The Nama cashflows struck me as odd on day one. There are two key aspects where we would benefit from more information
1) Interest rolling
2) Equity Loans
1) Interest rolling
From reading the cashflows it is clear that there has been further capitalisation of interest liabilities. With many developers not due to start paying anything until 2013. (this is why we appear to make a loss on interest as it gets repaid as capital).
I am very surprised there hasn't been wider comment on this as it is a massive kick to touch.
2) Equity Loans
When you view the claimed property price uplift required... versus the current price of the property assets backing the loans... versus the total loan amounts to be repaid. It is very clear that at least some of these loans must relate to "wiped out equity". I.e. private investors will be repaying loans that are not secured on the property value... i.e. these loans appertain to the 23% side of the hosue rather than the 77% LTV. These loans themselves are sometimes secured on assets, often the businesses of the private investors. They are pure "dead money", where Ireland's professional class will have to pay over billions. I had sight of some of these before , from just one bank, and they appeared to be of order billions. I am not sure how much of these are in Nama. Also I wasn't sure that these loans were properly secured at all. Note some other commentators refer to these as "phantom equity".
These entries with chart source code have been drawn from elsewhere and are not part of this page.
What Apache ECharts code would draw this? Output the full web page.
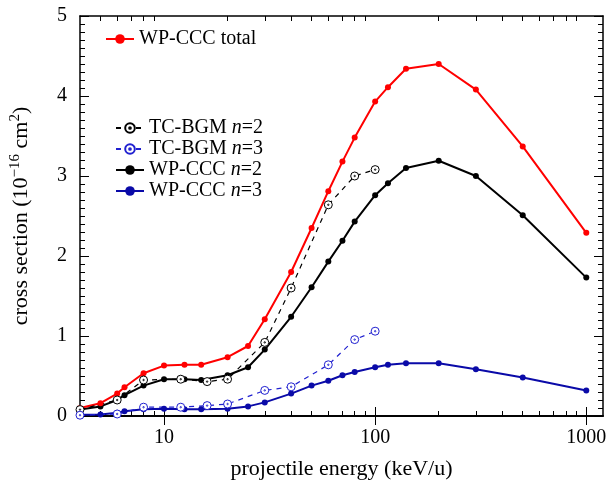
<!DOCTYPE html>
<html>
<head>
<meta charset="utf-8" />
<title>cross sections</title>
<script src="https://cdn.jsdelivr.net/npm/echarts@6/dist/echarts.min.js"></script>
<style>
  body { margin: 0; background: #fff; }
</style>
</head>
<body>
<div id="chart" style="width: 614px; height: 485px"></div>
<script>
// WP-CCC energies (keV/u) and cross sections (1e-16 cm^2)
const energyWP = [4, 5, 6, 6.5, 8, 10, 12.5, 15, 20, 25, 30, 40, 50, 60, 70, 80, 100, 115, 140, 200, 300, 500, 1000];
const wpTotal = [0.10, 0.16, 0.28, 0.36, 0.535, 0.63, 0.64, 0.64, 0.735, 0.875, 1.21, 1.80, 2.35, 2.81, 3.18, 3.48, 3.93, 4.11, 4.34, 4.40, 4.08, 3.37, 2.29];
const wpN2 = [0.08, 0.12, 0.20, 0.26, 0.38, 0.46, 0.46, 0.45, 0.51, 0.61, 0.83, 1.24, 1.61, 1.93, 2.19, 2.43, 2.76, 2.91, 3.10, 3.19, 3.00, 2.51, 1.73];
const wpN3 = [0.015, 0.02, 0.04, 0.06, 0.085, 0.09, 0.085, 0.085, 0.09, 0.12, 0.17, 0.28, 0.38, 0.44, 0.51, 0.55, 0.61, 0.64, 0.66, 0.66, 0.585, 0.48, 0.32];

// TC-BGM
const energyTC = [4, 6, 8, 12, 16, 20, 30, 40, 60, 80, 100];
const tcN2 = [0.08, 0.20, 0.45, 0.46, 0.43, 0.46, 0.92, 1.60, 2.64, 3.00, 3.08];
const tcN3 = [0.01, 0.025, 0.11, 0.11, 0.13, 0.15, 0.32, 0.365, 0.64, 0.955, 1.06];

const majorTicksX = [10, 100, 1000];
const minorTicksX = [5, 6, 7, 8, 9, 20, 30, 40, 50, 60, 70, 80, 90, 200, 300, 400, 500, 600, 700, 800, 900];

const FONT = "Liberation Serif";
const ringDot = "path://M0,-4A4,4 0 1,1 0,4A4,4 0 1,1 0,-4Z M0,-0.7A0.7,0.7 0 1,1 0,0.7A0.7,0.7 0 1,1 0,-0.7Z";

function pairs(xs, ys) {
  return xs.map((x, i) => [x, ys[i]]);
}

function solid(name, xs, ys, color) {
  return {
    name: name, type: "line", data: pairs(xs, ys),
    symbol: "circle", symbolSize: 6,
    lineStyle: { color: color, width: 2 },
    itemStyle: { color: color }
  };
}

function dashed(name, xs, ys, color) {
  return {
    name: name, type: "line", data: pairs(xs, ys),
    symbol: ringDot, symbolSize: 8,
    lineStyle: { color: color, width: 1.2, type: [5, 5] },
    itemStyle: { color: "#fff", borderColor: color, borderWidth: 1 },
    z: 3
  };
}

function xAxisBase(pos, ticks, len, labels) {
  return {
    type: "log", min: 4, max: 1200, position: pos, gridIndex: 0,
    axisLine: { show: true, lineStyle: { color: "#000", width: 1.5 } },
    axisTick: { show: true, inside: true, length: len, customValues: ticks, lineStyle: { color: "#000", width: 1 } },
    axisLabel: labels ? {
      show: true, customValues: ticks, color: "#000", fontSize: 20, fontFamily: FONT, margin: 12,
      formatter: function (v) { return String(Math.round(v)); }
    } : { show: false },
    splitLine: { show: false }
  };
}

function yAxisBase(pos, labels) {
  return {
    type: "value", min: 0, max: 5, interval: 1, position: pos,
    axisLine: { show: true, lineStyle: { color: "#000", width: 1.5 } },
    axisTick: { show: true, inside: true, length: 9, lineStyle: { color: "#000", width: 1 } },
    minorTick: { show: true, splitNumber: 10, length: 5, lineStyle: { color: "#000", width: 1 } },
    axisLabel: labels ? { show: true, color: "#000", fontSize: 20, fontFamily: FONT, margin: 13 } : { show: false },
    splitLine: { show: false }, minorSplitLine: { show: false }
  };
}

const chart = echarts.init(document.getElementById("chart"));

const xMain = xAxisBase("bottom", majorTicksX, 9, true);
xMain.name = "projectile energy (keV/u)";
xMain.nameLocation = "middle";
xMain.nameGap = 42;
xMain.nameTextStyle = { color: "#000", fontSize: 22, fontFamily: FONT };

const yMain = yAxisBase("left", true);
yMain.name = "{a|cross section (10}{s|\u221216}{a| cm}{s|2}{a|)}";
yMain.nameLocation = "middle";
yMain.nameGap = 46;
yMain.nameTextStyle = {
  color: "#000", fontSize: 22, fontFamily: FONT,
  rich: {
    a: { fontSize: 22, fontFamily: FONT, color: "#000", lineHeight: 26 },
    s: { fontSize: 15, fontFamily: FONT, color: "#000", verticalAlign: "top", lineHeight: 15 }
  }
};

const legendText = {
  color: "#000", fontSize: 20, fontFamily: FONT, lineHeight: 18,
  rich: { i: { fontStyle: "italic", fontSize: 20, fontFamily: FONT, color: "#000", lineHeight: 18 } }
};

chart.setOption({
  animation: false,
  backgroundColor: "#fff",
  grid: { left: 80, right: 11, top: 16, bottom: 67 },
  legend: [
    {
      data: ["WP-CCC total"], left: 100, top: 24,
      itemWidth: 28, itemHeight: 12, itemGap: 8,
      textStyle: legendText
    },
    {
      data: ["TC-BGM n=2", "TC-BGM n=3", "WP-CCC n=2", "WP-CCC n=3"],
      orient: "vertical", left: 110, top: 113,
      itemWidth: 28, itemHeight: 12, itemGap: 1,
      textStyle: legendText,
      formatter: function (name) { return name.replace("n=", "{i|n}="); }
    }
  ],
  xAxis: [
    xMain,
    xAxisBase("top", majorTicksX, 9, false),
    xAxisBase("bottom", minorTicksX, 5, false),
    xAxisBase("top", minorTicksX, 5, false)
  ],
  yAxis: [yMain, yAxisBase("right", false)],
  series: [
    solid("WP-CCC n=3", energyWP, wpN3, "#0a0aa8"),
    solid("WP-CCC n=2", energyWP, wpN2, "#000000"),
    solid("WP-CCC total", energyWP, wpTotal, "#ff0000"),
    dashed("TC-BGM n=2", energyTC, tcN2, "#000000"),
    dashed("TC-BGM n=3", energyTC, tcN3, "#2020d0")
  ]
});
</script>
</body>
</html>
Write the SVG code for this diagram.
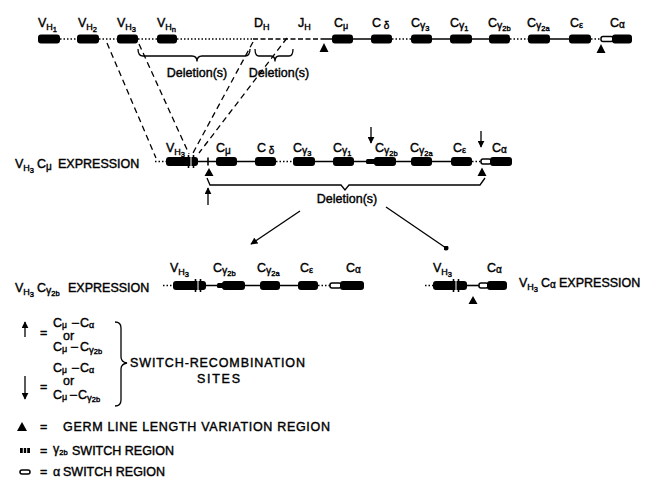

How much of the Nama loans relate to equity loan repayment... I did some Excel fiddling and was finding the value was likely order €5-15b (the variance is becasue I simply lack other data)
If the figure is anywhere close as high as I fear it could cause significant problems to those investors as from my readings of the figures it loosk like Nama is going for 100% repayment.
Also I'm posting this now, as I'd assumed people were aware all along, but when talking with a few people tody they'd missed these issues, so perhaps they may aid debate.